In the 2012-2013 school year alone, an estimated 2,200 schools fed over one million children by using the new community eligibility option, according to a recent report [PDF] from the Food Research and Action Center and the Center on Budget and Policy Priorities. Those schools were all concentrated in the six states, plus the District of Columbia, where the program was first launched. After May 1, 2014, community eligibility will become open to schools in all fifty states.

FRAC senior policy analyst Madeleine Levin told msnbc that community eligibility had clearly increased the student access to lunch and breakfast in participating schools.
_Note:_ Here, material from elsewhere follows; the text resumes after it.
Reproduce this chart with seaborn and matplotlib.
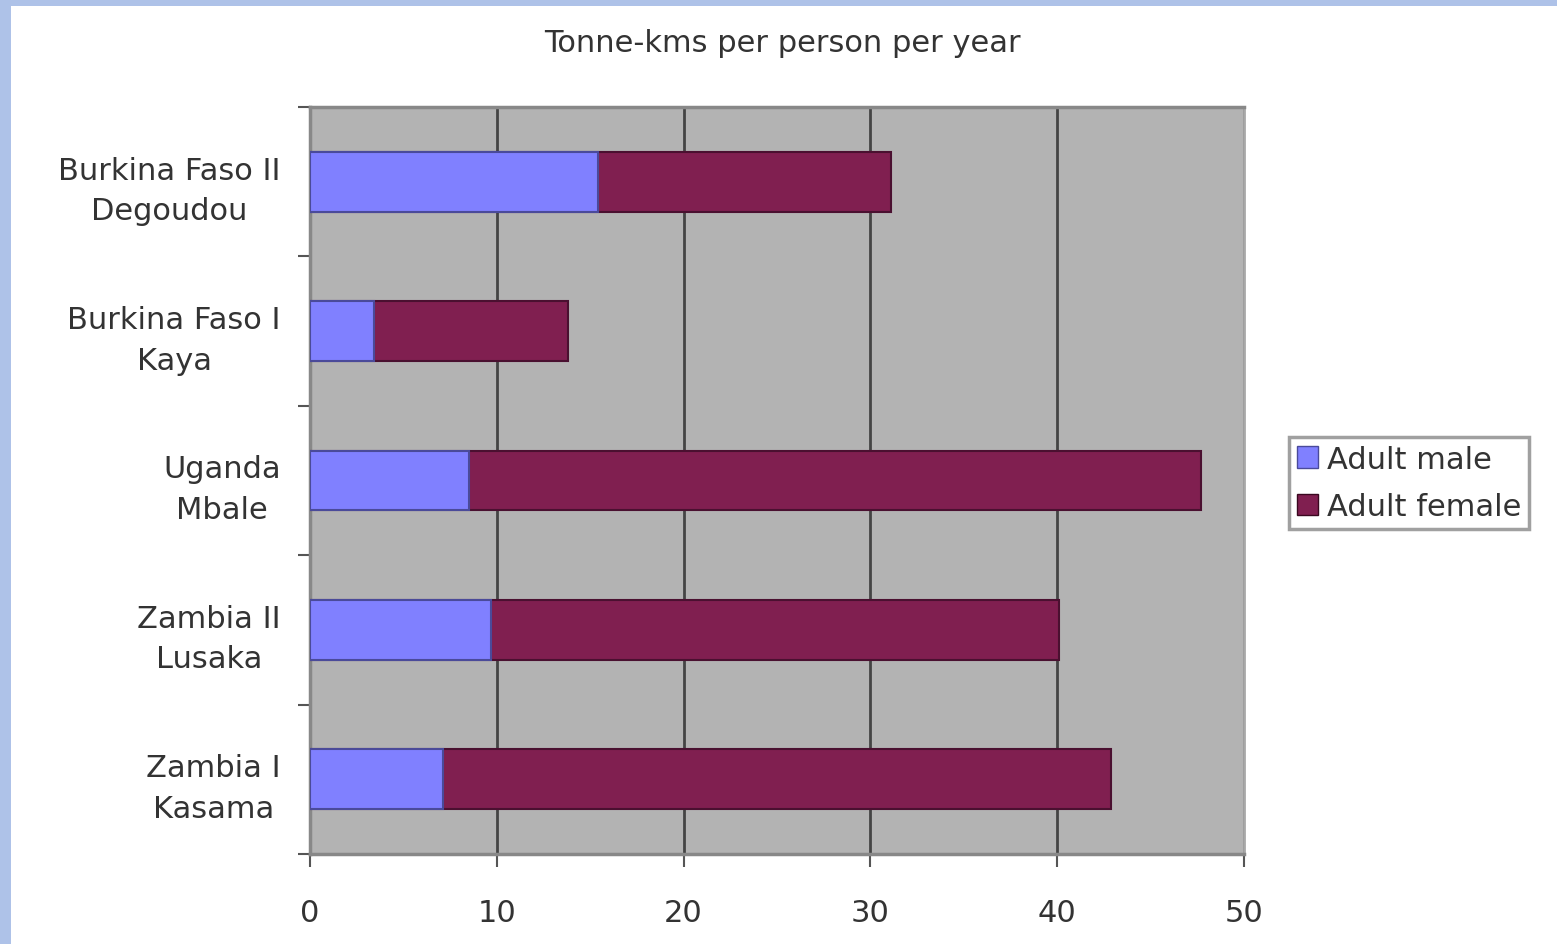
import matplotlib
matplotlib.use("Agg")
import matplotlib.pyplot as plt
import matplotlib.patches as mpatches
import pandas as pd
import seaborn as sns

# Data
sites = ["Burkina Faso II\nDegoudou", "Burkina Faso I\nKaya", "Uganda\nMbale",
         "Zambia II\nLusaka", "Zambia I\nKasama"]
adult_male = [15.4, 3.4, 8.5, 9.7, 7.1]
adult_female = [15.7, 10.4, 39.2, 30.4, 35.8]

df = pd.DataFrame({"site": sites, "male": adult_male, "female": adult_female})
df["total"] = df["male"] + df["female"]

male_col = "#8080ff"
female_col = "#801f50"

sns.set_style("white")
plt.rcParams["font.family"] = ["DejaVu Sans"]

fig = plt.figure(figsize=(15.57, 9.45), dpi=100, facecolor="#aec2e8")
# white panel inside the blue frame
fig.patches.append(mpatches.Rectangle((11 / 1557, 0), 1 - 11 / 1557, 1 - 7 / 945,
                                      transform=fig.transFigure, facecolor="white",
                                      edgecolor="none", zorder=-10))
ax = fig.add_axes([310 / 1557, 90 / 945, 934 / 1557, 747 / 945])
ax.set_zorder(1)
ax.set_facecolor("#b3b3b3")

# stacked bars: totals in female colour, male part drawn over it
sns.barplot(data=df, x="total", y="site", color=female_col, width=0.4,
            edgecolor="#4a1030", linewidth=1.5, saturation=1, ax=ax, zorder=3)
sns.barplot(data=df, x="male", y="site", color=male_col, width=0.4,
            edgecolor="#4a4a9a", linewidth=1.5, saturation=1, ax=ax, zorder=4)

ax.set_xlim(0, 50)
ax.set_ylim(4.5, -0.5)
ax.set_xticks([0, 10, 20, 30, 40, 50])
ax.set_xticklabels(["0", "10", "20", "30", "40", "50"])
ax.xaxis.grid(True, color="#444444", linewidth=2, zorder=1)
ax.set_axisbelow(True)

ax.tick_params(axis="x", bottom=True, length=9, width=1.5, color="#555555", pad=23,
               labelsize=22, labelcolor="#333333")
ax.tick_params(axis="y", which="major", left=False, length=0, pad=21, labelsize=22,
               labelcolor="#333333")
ax.set_yticks([-0.5, 0.5, 1.5, 2.5, 3.5, 4.5], minor=True)
ax.tick_params(axis="y", which="minor", left=True, length=9, width=1.5, color="#555555")
for lab in ax.get_yticklabels():
    lab.set_multialignment("center")
    lab.set_linespacing(1.5)

for side in ["left", "top", "bottom"]:
    ax.spines[side].set_color("#888888")
    ax.spines[side].set_linewidth(2.5)
ax.spines["right"].set_color("#a8a8a8")
ax.spines["right"].set_linewidth(2)

ax.set_xlabel("")
ax.set_ylabel("")

fig.text(782 / 1557, 1 - 44 / 945, "Tonne-kms per person per year", ha="center",
         va="center", fontsize=22, color="#333333")

handles = [mpatches.Patch(facecolor=male_col, edgecolor="#4a4a9a", label="Adult male"),
           mpatches.Patch(facecolor=female_col, edgecolor="#3a0820", label="Adult female")]
leg = fig.legend(handles=handles, loc="center left", bbox_to_anchor=(1289 / 1557, 1 - 484 / 945),
                 fontsize=22, frameon=True, fancybox=False, handlelength=0.7,
                 handleheight=0.7, handletextpad=0.3, borderpad=0.25, labelspacing=0.6,
                 borderaxespad=0)
leg.get_frame().set_edgecolor("#888888")
leg.get_frame().set_linewidth(2.5)
for t in leg.get_texts():
    t.set_color("#333333")

fig.savefig("out.png", dpi=100, facecolor=fig.get_facecolor())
The number of children who ate free lunch at those schools rose 13% according to FRAC and CBPP research, while the number of children eating free breakfast increased 25%. The jury is still out on whether those additional free meals will have a measurable effect on food insecurity levels, but Levin said there was reason to hope.
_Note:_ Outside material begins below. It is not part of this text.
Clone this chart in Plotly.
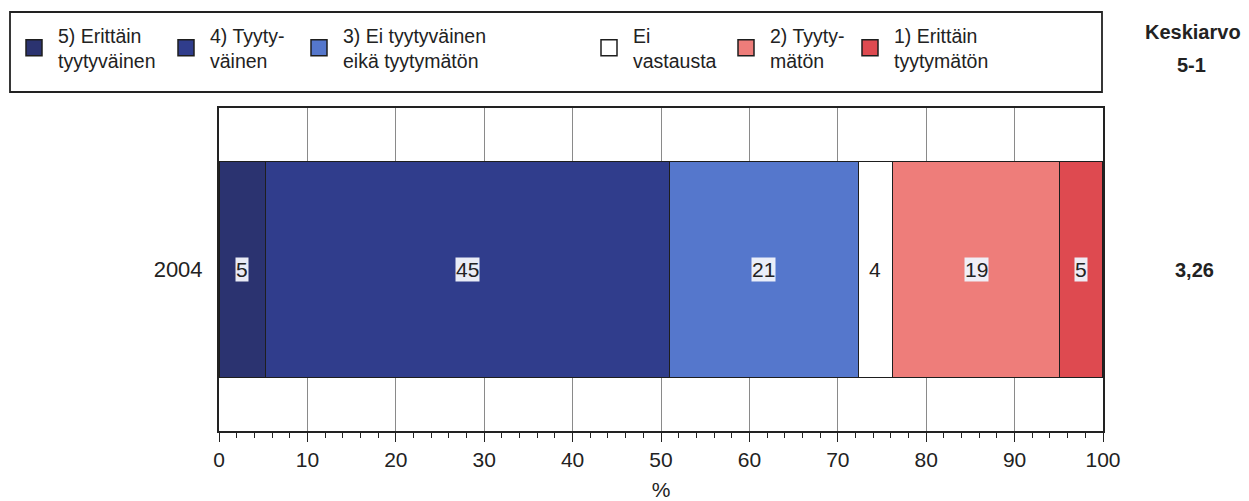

"We do have research that [shows] when kids participate in this school breakfast program in low-income schools, it does improve their family food security," she said.

Schools qualify for community eligibility when over 40% of their students are "Identified Students," meaning they automatically qualify for free lunch because they're homeless, in foster care, enrolled in Head Start, or live in households which receive certain kinds of federal assistance, such as food stamps. If a school meets that threshold, then it can bypass the whole process by which individual parents apply for their children to receive free meals. Instead, the federal government subsidizes free meals for the entire student population. The costs are minimal, Levin said.

"The costs for doing these free meals are not very high because it's really limited to very high poverty areas where the vast majority of children are eligible for these free meals," she said. In fact, the school district gets to save on certain administrative costs because they don't need to process applications for free meals or even hire a cashier.

Boston Public Schools became one of the more recent school districts to adopt community eligibility in September 2013. At the time, Boston Public Schools Food and Nutrition Services director Michael Peck described the move as "truly a win-win for our students and our city" in a statement.

“Every child has a right to healthy, nutritious meals in school, and when we saw a chance to offer these healthy meals at no cost to them, we jumped at the chance,” said Boston Mayor Thomas M. Menino in the same statement. “This takes the burden of proof off our low-income families and allows all children, regardless of income, to know healthy meals are waiting for them at school every day.”

Not everything about the law which made this possible is a win-win, however. The 2010 Healthy, Hunger Free Kids Act also raided future food stamp disbursements in order to pay for more nutritious school lunches. Michelle Obama, the law's champion, personally lobbied reluctant House Democrats until they agreed to swallow the cuts. As a result, food stamp spending sharply declined after November 1, 2013, in a $5 billion across-the-board cut which anti-hunger activists referred to as the hunger cliff.

Joy Pullman, a research fellow with the conservative Heartland Institute, has criticized the community eligibility program for contributing to obesity.

"So the federal school lunch program, the reason that it exists is actually a collusion between big agribusiness and big government, and what it ends up doing is raising food prices for the poor and middle class, it makes kids more fat, and it also has the effect of making families—depriving them of their ability and the privilege and joy of providing for their own children," she said during an October 23 appearance on Fox News.

Rep. Paul Ryan's, R-Wis., recent study of federal anti-poverty programs also suggested that free school meals might be adding to childhood obesity, though the report also admitted that results are inconclusive and made no mention of community eligibility.